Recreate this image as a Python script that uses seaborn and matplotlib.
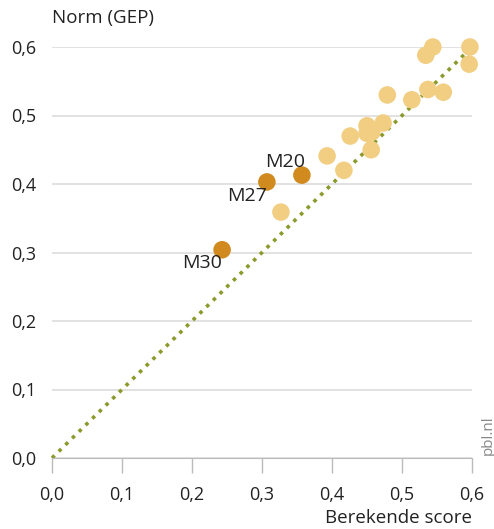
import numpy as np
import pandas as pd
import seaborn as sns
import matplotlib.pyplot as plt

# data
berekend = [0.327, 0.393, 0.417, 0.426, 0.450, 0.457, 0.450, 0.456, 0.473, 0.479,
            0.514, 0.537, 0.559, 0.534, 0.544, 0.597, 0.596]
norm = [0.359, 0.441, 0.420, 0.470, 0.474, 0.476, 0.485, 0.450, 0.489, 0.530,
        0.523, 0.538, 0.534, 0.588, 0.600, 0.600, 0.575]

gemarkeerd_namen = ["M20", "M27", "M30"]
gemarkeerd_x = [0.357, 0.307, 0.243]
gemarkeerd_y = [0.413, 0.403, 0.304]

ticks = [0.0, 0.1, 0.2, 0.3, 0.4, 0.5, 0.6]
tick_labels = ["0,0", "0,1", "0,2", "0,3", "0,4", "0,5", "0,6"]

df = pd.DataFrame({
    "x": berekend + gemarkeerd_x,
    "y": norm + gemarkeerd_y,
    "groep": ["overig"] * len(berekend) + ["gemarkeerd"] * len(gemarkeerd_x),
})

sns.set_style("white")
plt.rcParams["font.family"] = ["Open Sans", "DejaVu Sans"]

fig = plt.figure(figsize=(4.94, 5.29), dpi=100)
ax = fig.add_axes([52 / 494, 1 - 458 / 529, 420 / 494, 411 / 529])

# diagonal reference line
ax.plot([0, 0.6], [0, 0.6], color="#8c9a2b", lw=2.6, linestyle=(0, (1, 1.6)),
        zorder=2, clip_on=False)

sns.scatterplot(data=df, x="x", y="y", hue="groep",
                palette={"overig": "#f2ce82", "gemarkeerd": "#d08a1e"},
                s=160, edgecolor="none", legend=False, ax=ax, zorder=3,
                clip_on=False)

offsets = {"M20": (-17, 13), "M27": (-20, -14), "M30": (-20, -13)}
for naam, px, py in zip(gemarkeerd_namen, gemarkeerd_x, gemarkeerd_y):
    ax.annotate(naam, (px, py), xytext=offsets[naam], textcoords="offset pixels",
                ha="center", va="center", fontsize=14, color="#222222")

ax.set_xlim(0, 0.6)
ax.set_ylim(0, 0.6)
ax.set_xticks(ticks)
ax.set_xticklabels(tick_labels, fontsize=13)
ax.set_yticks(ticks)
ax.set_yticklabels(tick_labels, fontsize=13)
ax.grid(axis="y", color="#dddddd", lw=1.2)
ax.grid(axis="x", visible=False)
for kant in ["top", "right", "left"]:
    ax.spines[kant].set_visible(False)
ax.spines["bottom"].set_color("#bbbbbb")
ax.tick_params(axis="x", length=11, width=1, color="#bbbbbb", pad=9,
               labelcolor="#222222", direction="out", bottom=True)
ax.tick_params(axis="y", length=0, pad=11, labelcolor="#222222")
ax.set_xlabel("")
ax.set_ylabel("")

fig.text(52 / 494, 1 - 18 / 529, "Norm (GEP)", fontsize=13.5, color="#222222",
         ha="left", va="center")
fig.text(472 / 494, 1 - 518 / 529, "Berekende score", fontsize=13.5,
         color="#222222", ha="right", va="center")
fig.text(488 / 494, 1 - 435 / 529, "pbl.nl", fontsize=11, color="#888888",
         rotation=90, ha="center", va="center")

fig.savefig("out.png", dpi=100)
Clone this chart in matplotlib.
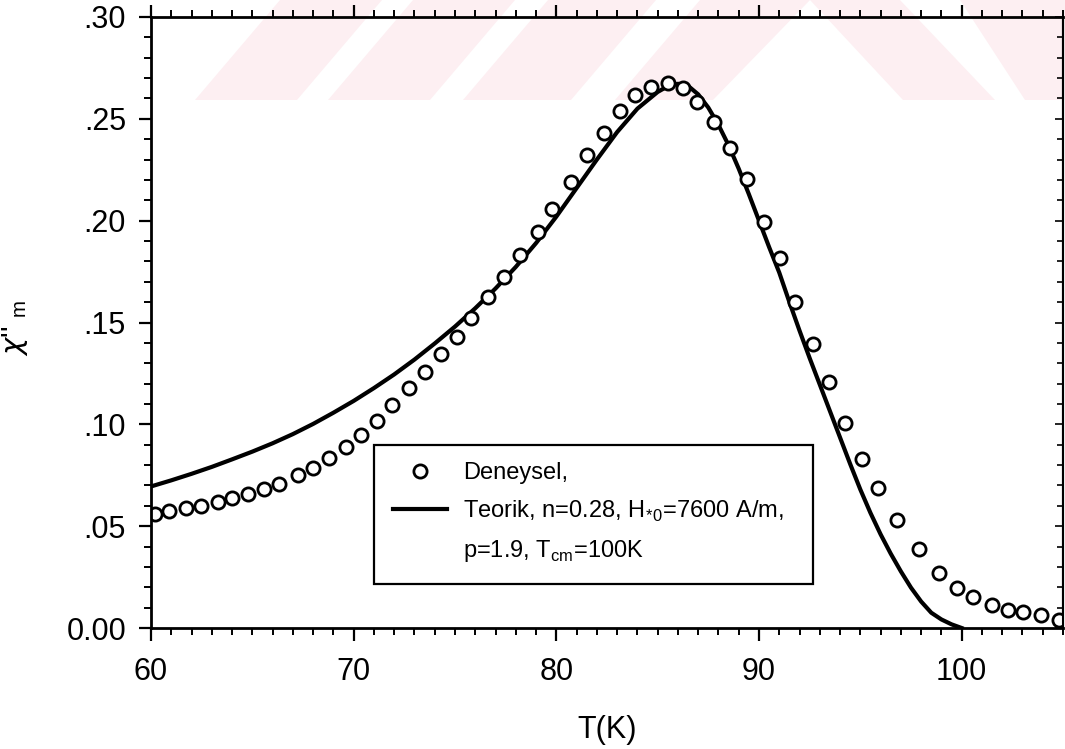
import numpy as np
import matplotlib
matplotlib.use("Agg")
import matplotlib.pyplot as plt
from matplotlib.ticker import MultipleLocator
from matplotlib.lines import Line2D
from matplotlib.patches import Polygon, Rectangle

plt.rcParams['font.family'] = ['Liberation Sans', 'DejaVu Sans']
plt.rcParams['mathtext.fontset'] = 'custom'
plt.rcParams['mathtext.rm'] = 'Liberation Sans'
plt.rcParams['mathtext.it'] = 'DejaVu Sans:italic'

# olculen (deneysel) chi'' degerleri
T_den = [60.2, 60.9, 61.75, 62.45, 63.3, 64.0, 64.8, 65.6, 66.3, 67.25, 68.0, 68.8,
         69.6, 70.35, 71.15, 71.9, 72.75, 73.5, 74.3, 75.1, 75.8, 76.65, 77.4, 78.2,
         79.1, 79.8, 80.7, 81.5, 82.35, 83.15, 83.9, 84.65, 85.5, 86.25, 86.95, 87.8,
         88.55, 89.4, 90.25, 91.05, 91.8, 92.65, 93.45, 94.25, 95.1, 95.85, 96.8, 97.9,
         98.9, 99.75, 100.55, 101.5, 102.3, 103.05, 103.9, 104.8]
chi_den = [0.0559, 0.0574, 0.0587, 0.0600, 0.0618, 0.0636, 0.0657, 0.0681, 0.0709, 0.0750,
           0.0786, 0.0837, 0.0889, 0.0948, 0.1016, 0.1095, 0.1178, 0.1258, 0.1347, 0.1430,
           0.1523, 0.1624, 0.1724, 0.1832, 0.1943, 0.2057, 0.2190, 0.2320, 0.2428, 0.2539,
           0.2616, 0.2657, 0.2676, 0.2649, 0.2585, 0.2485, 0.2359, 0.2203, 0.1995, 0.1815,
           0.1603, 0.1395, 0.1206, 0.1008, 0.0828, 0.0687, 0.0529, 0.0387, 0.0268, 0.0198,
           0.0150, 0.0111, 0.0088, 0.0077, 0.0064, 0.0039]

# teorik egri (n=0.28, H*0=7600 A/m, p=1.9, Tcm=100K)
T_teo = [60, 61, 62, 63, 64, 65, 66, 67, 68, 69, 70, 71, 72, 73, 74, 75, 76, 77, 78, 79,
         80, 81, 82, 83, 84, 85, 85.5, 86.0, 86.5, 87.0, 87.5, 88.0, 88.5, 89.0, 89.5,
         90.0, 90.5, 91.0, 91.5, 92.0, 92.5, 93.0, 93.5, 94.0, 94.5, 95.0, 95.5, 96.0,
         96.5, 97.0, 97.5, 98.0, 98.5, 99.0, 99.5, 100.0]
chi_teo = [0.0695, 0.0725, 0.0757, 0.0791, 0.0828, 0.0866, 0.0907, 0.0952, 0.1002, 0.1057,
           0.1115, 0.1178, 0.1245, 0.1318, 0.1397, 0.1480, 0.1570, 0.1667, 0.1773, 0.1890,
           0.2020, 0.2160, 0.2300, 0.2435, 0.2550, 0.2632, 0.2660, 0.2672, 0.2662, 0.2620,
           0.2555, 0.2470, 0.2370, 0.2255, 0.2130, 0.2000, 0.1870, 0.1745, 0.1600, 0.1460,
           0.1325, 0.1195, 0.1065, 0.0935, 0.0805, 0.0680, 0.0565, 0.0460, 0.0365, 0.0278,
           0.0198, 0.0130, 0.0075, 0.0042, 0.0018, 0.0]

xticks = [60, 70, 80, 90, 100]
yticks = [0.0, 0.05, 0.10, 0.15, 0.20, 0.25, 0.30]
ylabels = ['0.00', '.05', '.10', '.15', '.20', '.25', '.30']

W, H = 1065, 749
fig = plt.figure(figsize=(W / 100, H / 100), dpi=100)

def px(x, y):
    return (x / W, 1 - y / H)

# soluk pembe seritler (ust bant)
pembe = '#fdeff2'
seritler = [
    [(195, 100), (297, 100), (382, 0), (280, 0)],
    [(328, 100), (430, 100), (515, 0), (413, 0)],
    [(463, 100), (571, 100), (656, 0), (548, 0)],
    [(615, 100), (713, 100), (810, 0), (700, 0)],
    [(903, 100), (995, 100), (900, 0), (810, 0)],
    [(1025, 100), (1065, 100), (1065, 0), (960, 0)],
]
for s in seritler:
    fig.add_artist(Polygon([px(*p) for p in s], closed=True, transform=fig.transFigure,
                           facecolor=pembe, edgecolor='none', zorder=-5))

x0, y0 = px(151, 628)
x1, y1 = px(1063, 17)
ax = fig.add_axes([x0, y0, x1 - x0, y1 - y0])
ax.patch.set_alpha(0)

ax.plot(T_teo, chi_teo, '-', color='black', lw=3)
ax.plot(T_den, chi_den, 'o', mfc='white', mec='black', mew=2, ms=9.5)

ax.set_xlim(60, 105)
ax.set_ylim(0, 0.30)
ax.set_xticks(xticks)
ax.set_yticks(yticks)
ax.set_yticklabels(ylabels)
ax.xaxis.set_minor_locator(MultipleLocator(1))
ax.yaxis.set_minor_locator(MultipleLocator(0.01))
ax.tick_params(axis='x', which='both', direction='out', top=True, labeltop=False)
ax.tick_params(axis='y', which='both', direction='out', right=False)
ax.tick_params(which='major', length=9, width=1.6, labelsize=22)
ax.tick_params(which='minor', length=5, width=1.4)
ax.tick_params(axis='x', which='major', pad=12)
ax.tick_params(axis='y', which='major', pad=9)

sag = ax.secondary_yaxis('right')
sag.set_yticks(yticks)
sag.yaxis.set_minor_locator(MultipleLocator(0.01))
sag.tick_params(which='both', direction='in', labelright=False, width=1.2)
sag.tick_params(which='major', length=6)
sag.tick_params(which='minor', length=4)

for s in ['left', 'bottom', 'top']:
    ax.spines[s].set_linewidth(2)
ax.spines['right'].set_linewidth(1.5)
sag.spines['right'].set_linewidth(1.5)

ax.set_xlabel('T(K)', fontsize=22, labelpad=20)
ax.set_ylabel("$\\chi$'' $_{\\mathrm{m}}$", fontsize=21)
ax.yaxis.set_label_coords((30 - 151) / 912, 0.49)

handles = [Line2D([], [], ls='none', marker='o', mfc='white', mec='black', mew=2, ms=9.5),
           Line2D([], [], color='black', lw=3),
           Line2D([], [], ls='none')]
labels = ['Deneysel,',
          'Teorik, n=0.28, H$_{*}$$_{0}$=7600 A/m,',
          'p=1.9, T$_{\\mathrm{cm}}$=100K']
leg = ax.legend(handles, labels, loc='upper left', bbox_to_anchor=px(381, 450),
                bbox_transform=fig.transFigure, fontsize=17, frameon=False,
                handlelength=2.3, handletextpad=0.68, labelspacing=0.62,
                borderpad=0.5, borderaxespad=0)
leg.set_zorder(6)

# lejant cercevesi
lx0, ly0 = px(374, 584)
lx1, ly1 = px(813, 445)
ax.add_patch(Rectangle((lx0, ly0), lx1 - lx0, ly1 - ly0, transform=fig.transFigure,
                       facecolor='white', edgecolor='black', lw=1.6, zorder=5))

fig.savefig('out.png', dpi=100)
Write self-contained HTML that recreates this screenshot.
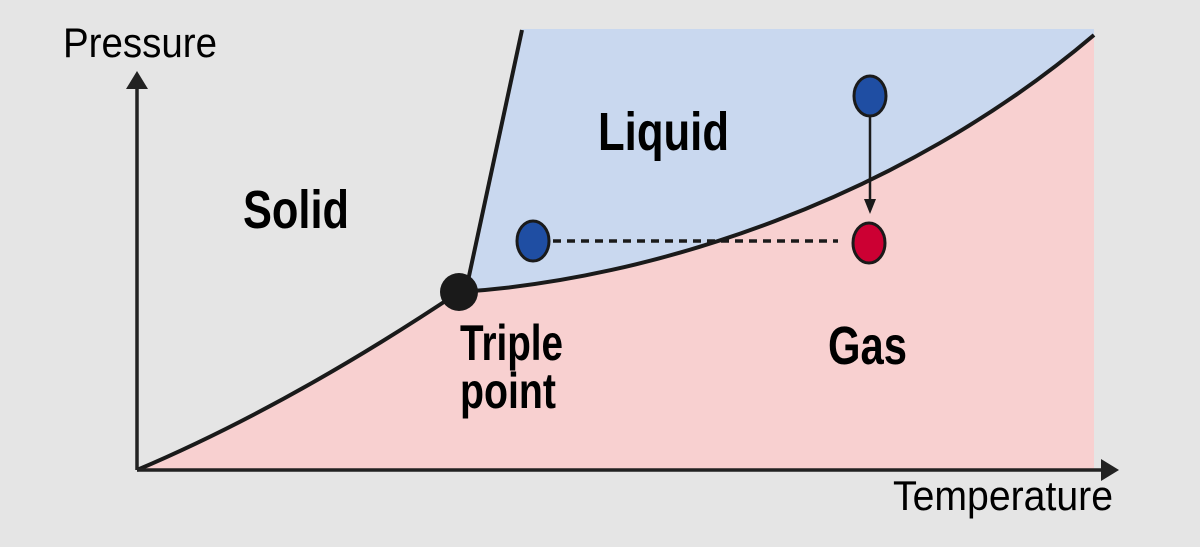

-------------------------

■ **TASK STATEMENT**
Take only the lines above from the one that has "Clone this chart in matplotlib." through the one that has "0.0150, 0.0111, 0.0088, 0.0077, 0.0064, 0.0039]" and reproduce them exactly, omitting any pictures.

■ **THE SOLUTION**
Clone this chart in matplotlib.
import numpy as np
import matplotlib
matplotlib.use("Agg")
import matplotlib.pyplot as plt
from matplotlib.ticker import MultipleLocator
from matplotlib.lines import Line2D
from matplotlib.patches import Polygon, Rectangle

plt.rcParams['font.family'] = ['Liberation Sans', 'DejaVu Sans']
plt.rcParams['mathtext.fontset'] = 'custom'
plt.rcParams['mathtext.rm'] = 'Liberation Sans'
plt.rcParams['mathtext.it'] = 'DejaVu Sans:italic'

# olculen (deneysel) chi'' degerleri
T_den = [60.2, 60.9, 61.75, 62.45, 63.3, 64.0, 64.8, 65.6, 66.3, 67.25, 68.0, 68.8,
         69.6, 70.35, 71.15, 71.9, 72.75, 73.5, 74.3, 75.1, 75.8, 76.65, 77.4, 78.2,
         79.1, 79.8, 80.7, 81.5, 82.35, 83.15, 83.9, 84.65, 85.5, 86.25, 86.95, 87.8,
         88.55, 89.4, 90.25, 91.05, 91.8, 92.65, 93.45, 94.25, 95.1, 95.85, 96.8, 97.9,
         98.9, 99.75, 100.55, 101.5, 102.3, 103.05, 103.9, 104.8]
chi_den = [0.0559, 0.0574, 0.0587, 0.0600, 0.0618, 0.0636, 0.0657, 0.0681, 0.0709, 0.0750,
           0.0786, 0.0837, 0.0889, 0.0948, 0.1016, 0.1095, 0.1178, 0.1258, 0.1347, 0.1430,
           0.1523, 0.1624, 0.1724, 0.1832, 0.1943, 0.2057, 0.2190, 0.2320, 0.2428, 0.2539,
           0.2616, 0.2657, 0.2676, 0.2649, 0.2585, 0.2485, 0.2359, 0.2203, 0.1995, 0.1815,
           0.1603, 0.1395, 0.1206, 0.1008, 0.0828, 0.0687, 0.0529, 0.0387, 0.0268, 0.0198,
           0.0150, 0.0111, 0.0088, 0.0077, 0.0064, 0.0039]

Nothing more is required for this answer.